Rouhani sfida Trump: venderemo petrolio, nonostante le sanzioni. Iraniani in piazza
Da oggi 700 fra persone, enti e società nella “lista nera” di Washington. La Repubblica islamica rischia l’isolamento dal sistema finanziario globale. Cittadini in piazza cantano “Morte all’America”. La crisi economica e lo scontro interno al potere. Il presidente nel mirino di riformisti e ultraconservatori.
Teheran (AsiaNews) – Il presidente iraniano Hassan Rouhani sfida gli Stati Uniti e assicura che continuerà a “vendere petrolio”, a dispetto dell’entrata in vigore oggi della seconda parte delle sanzioni Usa che mirano ad “azzerare” il commercio di greggio di Teheran. “Infrangeremo con orgoglio – ha sottolineano questa mattina il leader della Repubblica islamica – le sanzioni illegali e ingiuste, contrarie al diritto internazionale”.

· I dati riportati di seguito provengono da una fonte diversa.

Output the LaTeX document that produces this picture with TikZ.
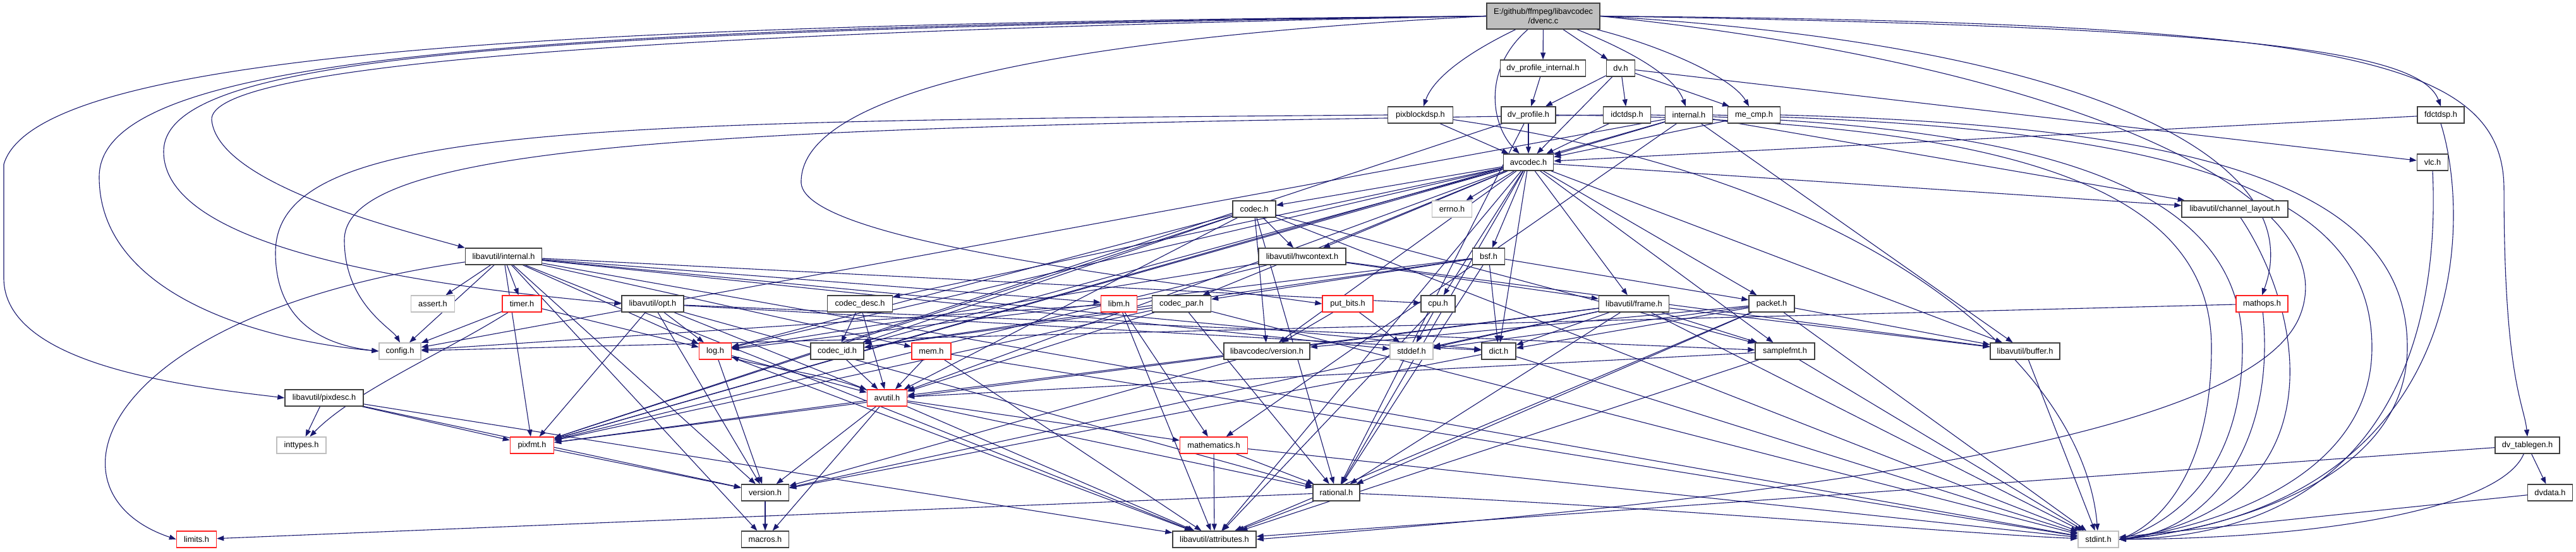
\documentclass[tikz,border=0pt]{standalone}
\usepackage{fontspec}
\setmainfont{Liberation Sans}
\usetikzlibrary{arrows.meta}
\pgfdeclarelayer{bg}
\pgfsetlayers{bg,main}
\definecolor{edgec}{HTML}{191970}
\definecolor{sysgray}{HTML}{BFBFBF}
\definecolor{rootgray}{HTML}{BFBFBF}
\definecolor{trunc}{HTML}{FF2020}
\definecolor{bordc}{HTML}{404040}
\begin{document}
\begin{tikzpicture}[x=1pt,y=-1pt,
  box/.style={draw=bordc,line width=1.4pt,fill=white,inner sep=0pt,minimum height=26pt,font=\fontsize{12.8}{15}\selectfont,text=black},
  sysbox/.style={box,draw=sysgray},
  redbox/.style={box,draw=trunc},
  ln/.style={draw=edgec,line width=1.1pt,-{Triangle[length=11pt,width=8pt]}},
]
\useasboundingbox (0,0) rectangle (4077,873);

% ---- nodes ----
\node[box,fill=rootgray,minimum width=179pt,minimum height=41pt,align=center] (dvenc) at (2442.5,25.5) {E:/github/ffmpeg/libavcodec\\/dvenc.c};
\node[box,minimum width=135pt] (dvpi) at (2442,108) {dv\_profile\_internal.h};
\node[box,minimum width=45pt] (dvh) at (2565,108) {dv.h};
\node[box,minimum width=103pt] (pixblk) at (2248,182) {pixblockdsp.h};
\node[box,minimum width=86pt] (dvprof) at (2419,182) {dv\_profile.h};
\node[box,minimum width=75pt] (idct) at (2575,182) {idctdsp.h};
\node[box,minimum width=75pt] (intl) at (2673,182) {internal.h};
\node[box,minimum width=83pt] (mecmp) at (2776,182) {me\_cmp.h};
\node[box,minimum width=74pt] (fdct) at (3863,182) {fdctdsp.h};
\node[box,minimum width=79pt] (avcodec) at (2419,257) {avcodec.h};
\node[box,minimum width=49pt] (vlc) at (3850,257) {vlc.h};
\node[box,minimum width=68pt] (codec) at (1985,331) {codec.h};
\node[sysbox,minimum width=63pt] (errno) at (2298,331) {errno.h};
\node[box,minimum width=168pt] (chlay) at (3537,331) {libavutil/channel\_layout.h};
\node[box,minimum width=121pt] (avuint) at (797,406) {libavutil/internal.h};
\node[box,minimum width=138pt] (hwctx) at (2061,406) {libavutil/hwcontext.h};
\node[box,minimum width=51pt] (bsf) at (2356,406) {bsf.h};
\node[sysbox,minimum width=69pt] (assert) at (685,481) {assert.h};
\node[redbox,minimum width=62pt] (timer) at (826,481) {timer.h};
\node[box,minimum width=98pt] (opt) at (1033,481) {libavutil/opt.h};
\node[box,minimum width=103pt] (cdesc) at (1361,481) {codec\_desc.h};
\node[redbox,minimum width=57pt] (libm) at (1771,481) {libm.h};
\node[box,minimum width=93pt] (cpar) at (1870,481) {codec\_par.h};
\node[redbox,minimum width=80pt] (putbits) at (2133,481) {put\_bits.h};
\node[box,minimum width=54pt] (cpu) at (2276,481) {cpu.h};
\node[box,minimum width=111pt] (frame) at (2586,481) {libavutil/frame.h};
\node[box,minimum width=72pt] (packet) at (2804,481) {packet.h};
\node[redbox,minimum width=82pt] (mathops) at (3580,481) {mathops.h};
\node[sysbox,minimum width=66pt] (config) at (633,556) {config.h};
\node[redbox,minimum width=51pt] (log) at (1132,556) {log.h};
\node[box,minimum width=84pt] (cid) at (1325,556) {codec\_id.h};
\node[redbox,minimum width=62pt] (mem) at (1474,556) {mem.h};
\node[box,minimum width=136pt] (lcver) at (2005,556) {libavcodec/version.h};
\node[sysbox,minimum width=68pt] (stddef) at (2234,556) {stddef.h};
\node[box,minimum width=54pt] (dict) at (2372,556) {dict.h};
\node[box,minimum width=94pt] (sfmt) at (2825,556) {samplefmt.h};
\node[box,minimum width=110pt] (buffer) at (3205,556) {libavutil/buffer.h};
\node[box,minimum width=124pt] (pixdesc) at (513,630) {libavutil/pixdesc.h};
\node[redbox,minimum width=63pt] (avutil) at (1404,630) {avutil.h};
\node[sysbox,minimum width=78pt] (inttypes) at (477,705) {inttypes.h};
\node[redbox,minimum width=69pt] (pixfmt) at (842,705) {pixfmt.h};
\node[redbox,minimum width=107pt] (mathem) at (1921,705) {mathematics.h};
\node[box,minimum width=102pt] (dvtab) at (4000,705) {dv\_tablegen.h};
\node[box,minimum width=75pt] (version) at (1211,780) {version.h};
\node[box,minimum width=74pt] (rational) at (2115,780) {rational.h};
\node[box,minimum width=71pt] (dvdata) at (4036,780) {dvdata.h};
\node[redbox,minimum width=63pt] (limits) at (311,854) {limits.h};
\node[box,minimum width=75pt] (macros) at (1211,854) {macros.h};
\node[box,minimum width=132pt] (attr) at (1922,854) {libavutil/attributes.h};
\node[sysbox,minimum width=64pt] (stdint) at (3321,854) {stdint.h};

\begin{pgfonlayer}{bg}
\fill[white] (0,0) rectangle (4077,873);
% dvenc.c
\draw[ln] (dvenc) -- (dvpi);
\draw[ln] (dvenc) -- (dvh);
\draw[ln] (dvenc) .. controls (2330,80) and (2270,120) .. (pixblk);
\draw[ln] (dvenc) .. controls (2345,110) and (2360,200) .. (avcodec);
\draw[ln] (dvenc) .. controls (2580,80) and (2650,120) .. (intl);
\draw[ln] (dvenc) .. controls (2620,70) and (2740,120) .. (mecmp);
\draw[ln] (dvenc.west) .. controls (900,38) and (60,80) .. (6,260) -- (6,440) .. controls (6,580) and (300,612) .. (pixdesc.west);
\draw[ln] (dvenc.west) .. controls (800,43) and (157,90) .. (157,280) .. controls (157,470) and (420,540) .. (config.west);
\draw[ln] (dvenc.west) .. controls (800,48) and (259,90) .. (259,240) .. controls (259,400) and (700,455) .. (opt.west);
\draw[ln] (dvenc.west) .. controls (900,53) and (330,110) .. (335,190) .. controls (345,290) and (620,360) .. (avuint.north west);
\draw[ln] (dvenc.west) .. controls (1500,70) and (1265,180) .. (1268,290) .. controls (1275,380) and (1800,440) .. (putbits.west);
\draw[ln] (dvenc.east) .. controls (3700,35) and (3963,90) .. (3963,300) .. controls (3963,600) and (3995,640) .. (dvtab.north);
\draw[ln] (dvenc.east) .. controls (3550,42) and (3830,80) .. (fdct.north);
\draw[ln] (dvenc.east) .. controls (3300,70) and (3660,250) .. (mathops.north);
\draw[ln] (dvenc.east) .. controls (3250,100) and (3720,300) .. (3640,500) .. controls (3560,700) and (2800,790) .. (attr.east);
% dv_profile_internal.h, dv.h
\draw[ln] (dvpi) -- (dvprof);
\draw[ln] (dvh) -- (dvprof);
\draw[ln] (dvh) -- (avcodec);
\draw[ln] (dvh) -- (idct);
\draw[ln] (dvh) -- (mecmp);
\draw[ln] (dvh) -- (vlc);
% pixblockdsp.h
\draw[ln] (pixblk) -- (avcodec);
\draw[ln] (pixblk.west) .. controls (900,192) and (436,200) .. (436,400) .. controls (436,500) and (500,545) .. (config.west);
\draw[ln] (pixblk) .. controls (3000,290) and (3300,600) .. (stdint);
% dv_profile.h
\draw[ln] (dvprof) -- (avcodec);
\draw[ln] (dvprof) -- (pixfmt);
\draw[ln] (dvprof) -- (rational);
\draw[ln] (dvprof.east) .. controls (3200,190) and (3500,300) .. (3500,550) .. controls (3500,780) and (3390,840) .. (stdint.east);
% idctdsp.h
\draw[ln] (idct) -- (avcodec);
\draw[ln] (idct.west) .. controls (1200,200) and (545,220) .. (545,380) .. controls (545,480) and (620,520) .. (config.north);
\draw[ln] (idct.east) .. controls (3250,195) and (3549,300) .. (3549,550) .. controls (3549,780) and (3400,840) .. (stdint.east);
% internal.h
\draw[ln] (intl) -- (avcodec);
\draw[ln] (intl) -- (buffer);
\draw[ln] (intl) -- (chlay);
\draw[ln] (intl) -- (mathem);
\draw[ln] (intl) -- (pixfmt);
\draw[ln] (intl) -- (config);
\draw[ln] (intl.east) .. controls (3450,200) and (3754,300) .. (3754,550) .. controls (3754,790) and (3420,845) .. (stdint.east);
% me_cmp.h
\draw[ln] (mecmp) -- (avcodec);
\draw[ln] (mecmp.east) .. controls (3500,200) and (3810,300) .. (3810,550) .. controls (3810,795) and (3430,848) .. (stdint.east);
% fdctdsp.h, vlc.h, channel_layout, mathops
\draw[ln] (fdct) -- (avcodec);
\draw[ln] (fdct.south) .. controls (3912,350) and (3912,800) .. (stdint.east);
\draw[ln] (vlc.south) .. controls (3861,500) and (3800,845) .. (stdint.east);
\draw[ln] (chlay) .. controls (3650,500) and (3701,800) .. (stdint.east);
\draw[ln] (mathops) .. controls (3602,700) and (3500,840) .. (stdint.east);
\draw[ln] (mathops) -- (config);
% dv_tablegen.h, dvdata.h
\draw[ln] (dvtab) .. controls (3960,800) and (3700,852) .. (stdint.east);
\draw[ln] (dvtab) -- (dvdata);
\draw[ln] (dvtab) -- (attr);
\draw[ln] (dvdata) -- (stdint);
% put_bits.h
\draw[ln] (putbits) -- (stddef);
\draw[ln] (putbits) -- (lcver);
% avcodec.h
\foreach \t in {errno,sfmt,attr,avutil,buffer,cpu,chlay,dict,frame,hwctx,log,pixfmt,rational,bsf,codec,cdesc,cpar,cid,packet,lcver}
  \draw[ln] (avcodec) -- (\t);
% codec.h
\foreach \t in {stdint,avutil,hwctx,log,pixfmt,rational,sfmt,cid,lcver}
  \draw[ln] (codec) -- (\t);
% bsf.h
\foreach \t in {dict,log,rational,cid,cpar,packet}
  \draw[ln] (bsf) -- (\t);
% codec_desc.h, codec_id.h
\draw[ln] (cdesc) -- (avutil);
\draw[ln] (cdesc) -- (cid);
\draw[ln] (cid) -- (avutil);
% codec_par.h
\foreach \t in {stdint,avutil,rational,pixfmt,cid}
  \draw[ln] (cpar) -- (\t);
% packet.h
\foreach \t in {stddef,stdint,attr,buffer,dict,rational,lcver}
  \draw[ln] (packet) -- (\t);
\draw[ln] (lcver) -- (version);
% frame.h
\foreach \t in {stddef,stdint,avutil,buffer,dict,rational,sfmt,pixfmt,version}
  \draw[ln] (frame) -- (\t);
% hwcontext.h
\foreach \t in {buffer,frame,log,pixfmt}
  \draw[ln] (hwctx) -- (\t);
\draw[ln] (buffer) -- (stdint);
\draw[ln] (dict) -- (stdint);
\draw[ln] (dict) -- (version);
\foreach \t in {avutil,attr,stdint}
  \draw[ln] (sfmt) -- (\t);
\draw[ln] (cpu) -- (stddef);
\draw[ln] (cpu) -- (attr);
% log.h
\foreach \t in {avutil,attr,version}
  \draw[ln] (log) -- (\t);
% avutil.h
\draw[ln] (avutil) -- (version);
\draw[ln] (avutil) -- (macros);
\draw[ln] (avutil) -- (rational);
\draw[ln] (avutil) -- (mathem);
\draw[ln] (avutil) .. controls (1300,590) and (1200,580) .. (log);
\draw[ln] (avutil) -- (pixfmt);
\draw[ln] (avutil) -- (attr);
% rational.h, mathematics.h
\draw[ln] (rational) .. controls (2600,800) and (3100,845) .. (stdint);
\draw[ln] (rational) -- (limits);
\draw[ln] (rational) -- (attr);
\draw[ln] (mathem) -- (stdint);
\draw[ln] (mathem) -- (attr);
\draw[ln] (mathem) -- (rational);
\draw[ln] (version) -- (macros);
\draw[ln] (pixfmt) -- (version);
% mem.h
\foreach \t in {avutil,attr,stdint}
  \draw[ln] (mem) -- (\t);
% libm.h
\foreach \t in {config,attr,mathem}
  \draw[ln] (libm) -- (\t);
% timer.h
\draw[ln] (timer) -- (config);
\draw[ln] (timer) -- (log);
\draw[ln] (timer) .. controls (700,560) and (560,620) .. (inttypes);
% libavutil/internal.h
\draw[ln] (avuint) .. controls (150,500) and (60,780) .. (limits.west);
\foreach \t in {stdint,stddef,assert,config,attr,timer,cpu,dict,macros,mem,pixfmt,version,libm,log}
  \draw[ln] (avuint) -- (\t);
% libavutil/opt.h
\foreach \t in {rational,avutil,dict,log,pixfmt,sfmt,version}
  \draw[ln] (opt) -- (\t);
% libavutil/pixdesc.h
\foreach \t in {inttypes,attr,pixfmt,version}
  \draw[ln] (pixdesc) -- (\t);
\end{pgfonlayer}
\end{tikzpicture}
\end{document}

Da oggi oltre 700 persone, società, navi e aeromobili verranno inserite nella “lista nera” di Washington: fra queste vi sono alcune delle più importanti banche dell’Iran, esportatori di petrolio e compagnie di navigazione. In aggiunta, il vettore per i pagamenti internazionali Swift network – con base a Bruxelles – ha deciso di tagliare ogni rapporto con Teheran, rischiando di isolarla di fatto dal sistema finanziario globale.
A maggio la Casa Bianca ha ordinato il ritiro dall’accordo nucleare (Jcpoa) voluto dal predecessore Barack Obama, introducendo le più dure sanzioni della storia contro Teheran. Una decisione che ha provocato un significativo calo nell’economia iraniana – confermato da studi del Fondo monetario internazionale (Fmi) – e un crollo nelle vendite di petrolio, obiettivo della seconda parte delle sanzioni da ieri in vigore.
L’amministrazione Trump ha concesso – pur senza elencarle – a otto nazioni una parziale esenzione, concedendo loro la possibilità di continuare a importare petrolio iraniano. Secondo alcune voci, alcuni di essi sono: Italia, Giappone, Corea del Sud, Turchia, Cina e India. Nelle scorse settimane l’Europa ha rispolverato una norma per “aggirare” le sanzioni, ma restano i dubbi sulla reale efficacia.
In queste ore in Iran migliaia di persone sono scese in piazza intonando slogan e canti, fra i quali “morte all’America”, respingendo al mittente qualsiasi ipotesi di trattativa. In questi giorni il clima rischia di essere surriscaldato anche dalle celebrazioni che ricordano l’assedio all’ambasciata del 4 novembre 1979, fra i fatti all’origine della crisi Usa-Iran e dell’interruzione dei rapporti diplomatici.
Le manifestazioni di piazza di ieri per ricordare l’evento sono state occasione per protestare contro l’introduzione delle nuove sanzioni. Per i media iraniani – ma non vi sono conferme indipendenti – milioni di persone in varie metropoli e città sarebbero scesi in piazza, rinnovando il sostegno al grande ayatollah Ali Khamenei.
Secondo analisti ed esperti, questa seconda tranche di sanzioni a tre mesi dalla prima è destinata a innescare un “cambio nei comportamenti” della Repubblica islamica, in particolare per quanto riguarda il programma nucleare e dei missili balistici. Resta il fatto che le prime “vittime” di queste misure punitive sono gli stessi cittadini iraniani colpiti da “iper-inflazione”, la svalutazione della moneta locale, il picco nei prezzi e la crescente disoccupazione. Fra la popolazione civile monta il sentimento di “ingiustizia”, costretta a subire le conseguenze di uno scontro fra governi.
Non solo fra i poveri, ma anche nella classe media e, in alcuni casi, tra le élite vi è la sensazione di un futuro bloccato, di ingiustizia ma finora a poco sono valse le manifestazioni di piazza, represse nella maggior parte dei casi con la forza dai vertici di Teheran. Oggi la priorità non sono i diritti e le libertà civili, ma la politica economica e i programmi di sviluppo per un Paese che sembra essersi fermato dopo anni di crescita (dovuti anche alla cancellazione delle sanzioni decisa da Obama).
A pagare la situazione di crisi è il presidente Rouhani, che a dispetto dei tentativi di rassicurazione e dei rimpasti nella squadra di governo sembra aver perso credibilità e fiducia della popolazione. Per i riformisti, infatti, egli non avrebbe raggiunto l’obiettivo di cambiamento del Paese; al contrario, per i radicali e ultraconservatori – fra i maggiori beneficiari di questa situazione – egli si sarebbe piegato ad accordi con il “grande Satana” che si sono poi rivelati fallimentari per la Repubblica islamica.